So the reason there is a device swap entry for a page belonging to a user process is
that it is in the middle of migration or is it always that a swap entry represents
unaddressable memory belonging to a GPU device, but its tracked in the page table
entries of the process.

>  	} else if (unlikely(IS_ENABLED(CONFIG_SHMEM) && mss->check_shmem_swap
>  							&& pte_none(*pte))) {
>  		page = find_get_entry(vma->vm_file->f_mapping,
> @@ -708,6 +711,8 @@ static int smaps_hugetlb_range(pte_t *pte, unsigned long hmask,
>  
>  		if (is_migration_entry(swpent))
>  			page = migration_entry_to_page(swpent);
> +		if (is_device_entry(swpent))
> +			page = device_entry_to_page(swpent);
>  	}
>  	if (page) {
>  		int mapcount = page_mapcount(page);
> @@ -1191,6 +1196,9 @@ static pagemap_entry_t pte_to_pagemap_entry(struct pagemapread *pm,
>  		flags |= PM_SWAP;
>  		if (is_migration_entry(entry))
>  			page = migration_entry_to_page(entry);
> +
> +		if (is_device_entry(entry))
> +			page = device_entry_to_page(entry);
>  	}
>  
>  	if (page && !PageAnon(page))
> diff --git a/include/linux/memremap.h b/include/linux/memremap.h
> index b6f03e9..d584c74 100644
> --- a/include/linux/memremap.h
> +++ b/include/linux/memremap.h
> @@ -47,6 +47,11 @@ static inline struct vmem_altmap *to_vmem_altmap(unsigned long memmap_start)
>   */
>  struct dev_pagemap {
>  	void (*free_devpage)(struct page *page, void *data);
> +	int (*fault)(struct vm_area_struct *vma,
> +		     unsigned long addr,
> +		     struct page *page,
> +		     unsigned flags,
> +		     pmd_t *pmdp);
>  	struct vmem_altmap *altmap;
>  	const struct resource *res;
>  	struct percpu_ref *ref;
> diff --git a/include/linux/swap.h b/include/linux/swap.h
> index 7e553e1..599cb54 100644
> --- a/include/linux/swap.h
> +++ b/include/linux/swap.h
> @@ -50,6 +50,17 @@ static inline int current_is_kswapd(void)
>   */
>  
>  /*
> + * Un-addressable device memory support
> + */
> +#ifdef CONFIG_DEVICE_UNADDRESSABLE
> +#define SWP_DEVICE_NUM 2
> +#define SWP_DEVICE_WRITE (MAX_SWAPFILES + SWP_HWPOISON_NUM + SWP_MIGRATION_NUM)
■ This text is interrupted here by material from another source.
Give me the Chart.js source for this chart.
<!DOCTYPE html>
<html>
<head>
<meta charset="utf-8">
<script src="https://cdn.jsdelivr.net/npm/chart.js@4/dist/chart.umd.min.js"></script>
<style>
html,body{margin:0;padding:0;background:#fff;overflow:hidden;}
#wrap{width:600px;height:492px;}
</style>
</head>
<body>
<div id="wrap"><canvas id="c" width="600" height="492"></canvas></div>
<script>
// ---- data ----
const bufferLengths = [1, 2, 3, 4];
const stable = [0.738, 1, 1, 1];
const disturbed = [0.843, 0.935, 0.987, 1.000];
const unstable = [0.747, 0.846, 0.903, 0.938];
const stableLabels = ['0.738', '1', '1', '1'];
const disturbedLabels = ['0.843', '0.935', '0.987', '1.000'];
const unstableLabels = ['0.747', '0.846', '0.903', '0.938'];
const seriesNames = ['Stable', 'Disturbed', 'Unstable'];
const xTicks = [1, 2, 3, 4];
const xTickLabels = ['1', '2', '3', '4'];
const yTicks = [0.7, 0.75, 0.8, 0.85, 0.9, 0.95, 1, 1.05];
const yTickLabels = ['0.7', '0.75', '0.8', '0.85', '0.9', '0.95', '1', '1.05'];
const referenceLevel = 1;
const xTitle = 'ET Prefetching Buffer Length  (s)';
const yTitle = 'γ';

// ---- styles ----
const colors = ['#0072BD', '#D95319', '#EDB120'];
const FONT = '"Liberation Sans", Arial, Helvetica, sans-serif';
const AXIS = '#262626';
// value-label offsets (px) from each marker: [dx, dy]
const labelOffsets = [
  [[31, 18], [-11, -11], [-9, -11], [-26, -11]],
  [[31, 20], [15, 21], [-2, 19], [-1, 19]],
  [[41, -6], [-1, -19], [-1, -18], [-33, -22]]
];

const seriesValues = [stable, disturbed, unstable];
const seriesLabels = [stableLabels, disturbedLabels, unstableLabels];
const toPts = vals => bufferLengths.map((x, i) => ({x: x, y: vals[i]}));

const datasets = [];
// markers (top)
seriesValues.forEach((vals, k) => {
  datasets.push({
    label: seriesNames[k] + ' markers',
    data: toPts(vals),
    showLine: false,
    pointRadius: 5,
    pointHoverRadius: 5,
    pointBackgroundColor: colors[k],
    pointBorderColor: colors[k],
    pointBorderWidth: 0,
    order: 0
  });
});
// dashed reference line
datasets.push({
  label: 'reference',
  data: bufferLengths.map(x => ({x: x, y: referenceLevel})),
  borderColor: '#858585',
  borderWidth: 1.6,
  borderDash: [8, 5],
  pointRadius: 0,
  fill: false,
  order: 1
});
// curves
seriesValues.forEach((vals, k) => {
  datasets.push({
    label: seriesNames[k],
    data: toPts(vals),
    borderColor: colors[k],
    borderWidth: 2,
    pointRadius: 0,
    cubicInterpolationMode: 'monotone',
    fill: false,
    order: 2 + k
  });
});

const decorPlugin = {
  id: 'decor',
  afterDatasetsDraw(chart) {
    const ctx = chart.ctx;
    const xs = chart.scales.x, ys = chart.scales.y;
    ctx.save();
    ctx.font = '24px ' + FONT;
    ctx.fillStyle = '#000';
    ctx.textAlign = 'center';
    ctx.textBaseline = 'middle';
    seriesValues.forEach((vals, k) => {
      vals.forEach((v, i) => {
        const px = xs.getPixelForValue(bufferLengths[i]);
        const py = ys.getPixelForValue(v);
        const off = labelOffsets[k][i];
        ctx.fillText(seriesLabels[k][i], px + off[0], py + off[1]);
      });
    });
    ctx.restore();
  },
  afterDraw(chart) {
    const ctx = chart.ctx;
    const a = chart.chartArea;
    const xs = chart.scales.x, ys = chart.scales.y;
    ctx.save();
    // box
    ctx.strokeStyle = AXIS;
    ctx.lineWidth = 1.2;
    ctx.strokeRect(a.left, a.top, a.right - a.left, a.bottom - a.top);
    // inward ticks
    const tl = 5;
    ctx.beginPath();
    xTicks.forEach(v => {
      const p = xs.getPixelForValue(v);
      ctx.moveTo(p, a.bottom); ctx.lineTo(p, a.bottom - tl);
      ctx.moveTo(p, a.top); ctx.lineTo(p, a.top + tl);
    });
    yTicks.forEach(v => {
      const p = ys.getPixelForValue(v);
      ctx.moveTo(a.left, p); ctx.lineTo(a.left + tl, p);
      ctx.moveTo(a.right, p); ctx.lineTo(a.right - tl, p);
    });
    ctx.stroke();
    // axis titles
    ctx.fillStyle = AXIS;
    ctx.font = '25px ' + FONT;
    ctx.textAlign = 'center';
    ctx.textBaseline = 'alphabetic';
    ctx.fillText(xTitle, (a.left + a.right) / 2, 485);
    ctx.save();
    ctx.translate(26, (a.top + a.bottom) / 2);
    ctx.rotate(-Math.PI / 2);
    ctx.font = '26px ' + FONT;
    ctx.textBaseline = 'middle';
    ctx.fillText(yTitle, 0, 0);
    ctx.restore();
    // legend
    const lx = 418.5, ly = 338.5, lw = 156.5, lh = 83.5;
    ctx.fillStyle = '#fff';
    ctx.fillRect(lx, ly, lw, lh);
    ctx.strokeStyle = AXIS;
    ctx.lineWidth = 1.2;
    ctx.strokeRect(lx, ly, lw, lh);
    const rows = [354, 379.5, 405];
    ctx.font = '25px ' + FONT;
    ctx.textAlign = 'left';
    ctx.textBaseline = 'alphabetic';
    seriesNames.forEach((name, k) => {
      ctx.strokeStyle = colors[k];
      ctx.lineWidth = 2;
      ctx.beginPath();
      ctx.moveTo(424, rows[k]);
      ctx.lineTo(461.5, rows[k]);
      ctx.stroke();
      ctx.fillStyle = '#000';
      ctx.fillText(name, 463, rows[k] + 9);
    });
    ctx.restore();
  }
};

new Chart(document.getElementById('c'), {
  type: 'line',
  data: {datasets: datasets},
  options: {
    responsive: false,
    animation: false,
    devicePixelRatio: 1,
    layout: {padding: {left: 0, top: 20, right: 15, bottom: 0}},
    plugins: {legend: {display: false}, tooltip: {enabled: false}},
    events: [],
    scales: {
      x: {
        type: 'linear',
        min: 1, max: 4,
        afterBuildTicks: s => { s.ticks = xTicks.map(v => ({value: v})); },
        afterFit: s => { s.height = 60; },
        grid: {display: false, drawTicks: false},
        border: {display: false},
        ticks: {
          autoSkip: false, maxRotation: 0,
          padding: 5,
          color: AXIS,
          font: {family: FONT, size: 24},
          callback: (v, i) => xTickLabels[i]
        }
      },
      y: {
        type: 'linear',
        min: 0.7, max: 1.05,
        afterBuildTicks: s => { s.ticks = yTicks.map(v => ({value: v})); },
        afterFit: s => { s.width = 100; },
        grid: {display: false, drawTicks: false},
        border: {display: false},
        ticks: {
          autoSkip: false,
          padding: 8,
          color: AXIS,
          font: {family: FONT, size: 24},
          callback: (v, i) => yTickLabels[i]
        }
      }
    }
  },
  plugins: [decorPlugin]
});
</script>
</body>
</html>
> +#define SWP_DEVICE (MAX_SWAPFILES + SWP_HWPOISON_NUM + SWP_MIGRATION_NUM + 1)
> +#else
> +#define SWP_DEVICE_NUM 0
> +#endif
> +
> +/*
>   * NUMA node memory migration support
>   */
>  #ifdef CONFIG_MIGRATION
> @@ -71,7 +82,8 @@ static inline int current_is_kswapd(void)
>  #endif
>  
>  #define MAX_SWAPFILES \
> -	((1 << MAX_SWAPFILES_SHIFT) - SWP_MIGRATION_NUM - SWP_HWPOISON_NUM)
> +	((1 << MAX_SWAPFILES_SHIFT) - SWP_DEVICE_NUM - \
> +	SWP_MIGRATION_NUM - SWP_HWPOISON_NUM)
>  
>  /*
>   * Magic header for a swap area. The first part of the union is
> @@ -442,8 +454,8 @@ static inline void show_swap_cache_info(void)
>  {
>  }
>  
> -#define free_swap_and_cache(swp)	is_migration_entry(swp)
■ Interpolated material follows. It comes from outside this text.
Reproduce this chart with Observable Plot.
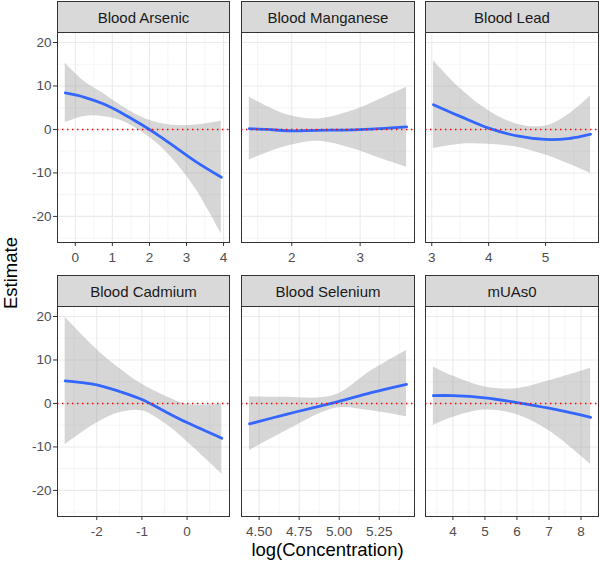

> -#define swapcache_prepare(swp)		is_migration_entry(swp)
> +#define free_swap_and_cache(e) (is_migration_entry(e) || is_device_entry(e))
> +#define swapcache_prepare(e) (is_migration_entry(e) || is_device_entry(e))
>  
>  static inline int add_swap_count_continuation(swp_entry_t swp, gfp_t gfp_mask)
>  {
> diff --git a/include/linux/swapops.h b/include/linux/swapops.h
> index 5c3a5f3..d1aa425 100644
> --- a/include/linux/swapops.h
> +++ b/include/linux/swapops.h
> @@ -100,6 +100,73 @@ static inline void *swp_to_radix_entry(swp_entry_t entry)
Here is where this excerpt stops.